The Philosophy of Suicide

Ilexa Yardley
The Circular Theory
2 min readMar 10, 2018

Boredom is the real killer.

Boredom is the real killer. (PHoto by Sebastian Leon Prado)

It doesn’t take a genius to know a circle is conserved no matter what we do. Explaining homicide and suicide. Because boredom is the only killer, really.

Sisyphus rolls a bolder uphill. Getting nowhere. Pointing out, as Zeno did, all of us get ‘no where’ no matter what we ‘get’, or where, we ‘go.’ Proving there is no such thing (at all) as myth (anything fantastical is real in one way or another).

Especially now. With data science and technology and anti-social media.

Boredom is the real killer. Forcing suicide as an ‘only’ option on many, most, half. After all, that’s what relativity is all about. Constant circulation, recirculation. So, why bother, after all is said, and done?

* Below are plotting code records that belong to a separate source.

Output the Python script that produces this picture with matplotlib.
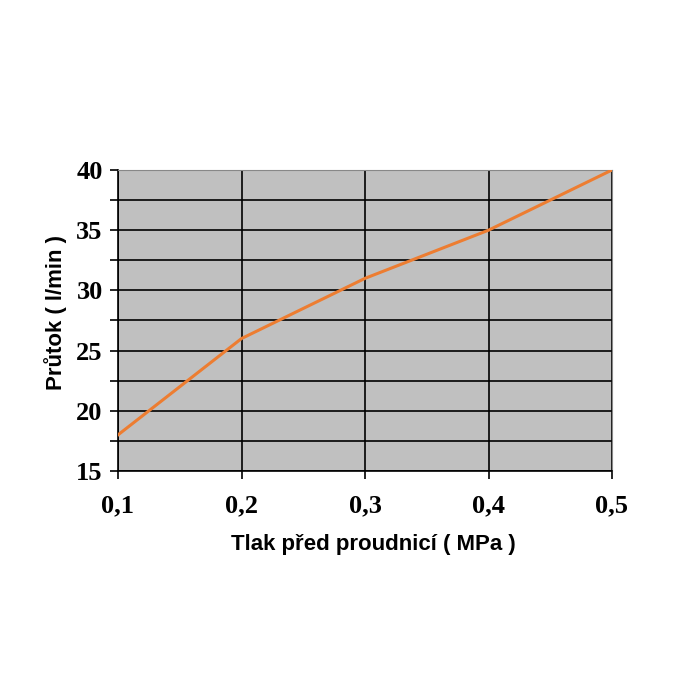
import matplotlib.pyplot as plt

# Data
tlak = [0.1, 0.2, 0.3, 0.4, 0.5]
prutok = [18, 26, 31, 35, 40]
x_labels = ['0,1', '0,2', '0,3', '0,4', '0,5']
y_ticks = [15, 20, 25, 30, 35, 40]

fig = plt.figure(figsize=(7, 7), dpi=100)
ax = fig.add_axes([118/700, 1 - 471/700, (612 - 118)/700, (471 - 170)/700])
ax.set_facecolor('#c0c0c0')

ax.plot(tlak, prutok, color='#ed7d31', linewidth=2.2, zorder=3)

ax.set_xlim(0.1, 0.5)
ax.set_ylim(15, 40)
ax.set_xticks(tlak)
ax.set_xticklabels(x_labels)
ax.set_yticks(y_ticks)
ax.set_yticks([17.5, 22.5, 27.5, 32.5, 37.5], minor=True)

ax.grid(True, which='both', color='black', linewidth=1.2, zorder=1)
ax.set_axisbelow(True)

for lbl in ax.get_xticklabels() + ax.get_yticklabels():
    lbl.set_fontfamily('Liberation Serif')
    lbl.set_fontweight('bold')
    lbl.set_fontsize(19)

ax.tick_params(axis='y', which='both', direction='out', length=6, width=1.2, pad=5)
ax.tick_params(axis='x', direction='out', length=6, width=1.2, pad=11)

ax.spines['left'].set_color('black')
ax.spines['bottom'].set_color('black')
ax.spines['left'].set_linewidth(1.2)
ax.spines['bottom'].set_linewidth(1.2)
ax.spines['top'].set_color('#888888')
ax.spines['right'].set_color('#888888')

ax.set_xlabel('Tlak před proudnicí ( MPa )', fontfamily='Liberation Sans',
              fontweight='bold', fontsize=16)
ax.set_ylabel('Průtok ( l/min )', fontfamily='Liberation Sans',
              fontweight='bold', fontsize=16)
ax.xaxis.set_label_coords(0.516, -0.21)
ax.yaxis.set_label_coords(-0.104, 0.528)

fig.savefig('out.png', dpi=100, facecolor='white')
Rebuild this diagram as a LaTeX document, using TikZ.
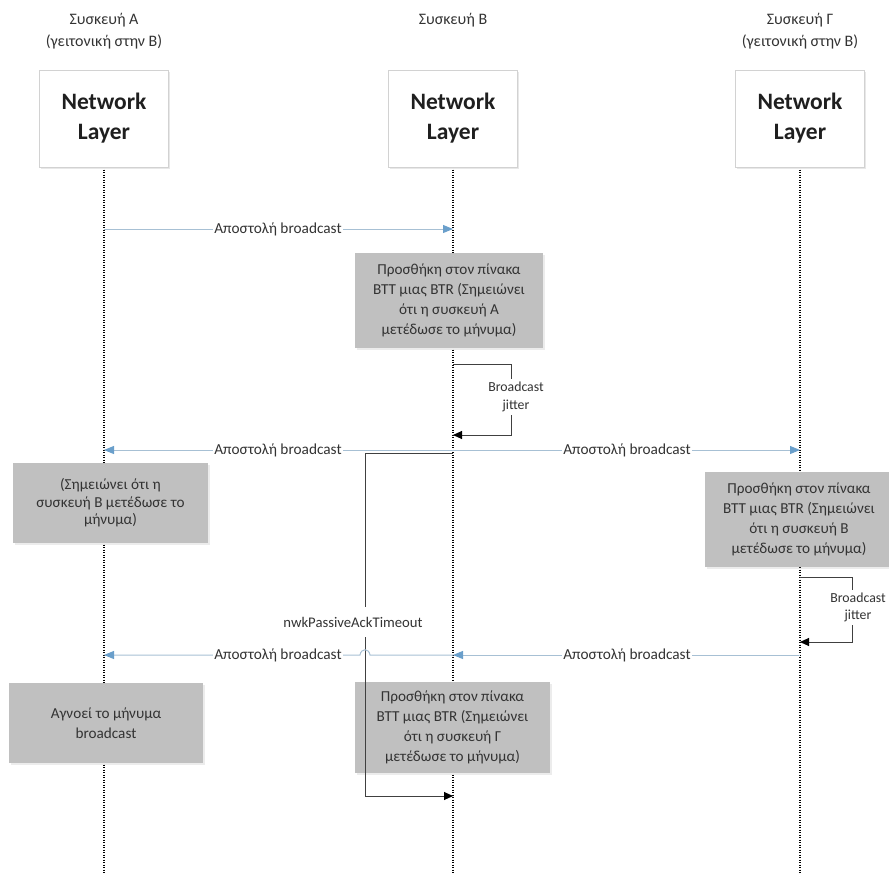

We can assign the word ‘suicide’ to any activity. Or, not. It’s totally up to us.

Meaning ‘me’ is the only real person in nature (we’re all the same person, in a different skin, perhaps, making different choices, perhaps, but, still, the same person). Cooperating, and, then, battling with, nature.

This brings out anger. Against nature. Against God. Against each other. Because we cannot do anything at all about an underlying circle. And, in one way or another, we all know, we are forced to negotiate, and, then, evaluate, the underlying nature of nature.

So half-of-us go there, and the other half-not-so-much (never go there). Half of us wait for nature to take ‘us,’ and the other half, figure, why wait around for nature. We’re all of us ‘half-dead’ in order to ‘live.’ Proving:

Conservation of the circle is the core dynamic in nature.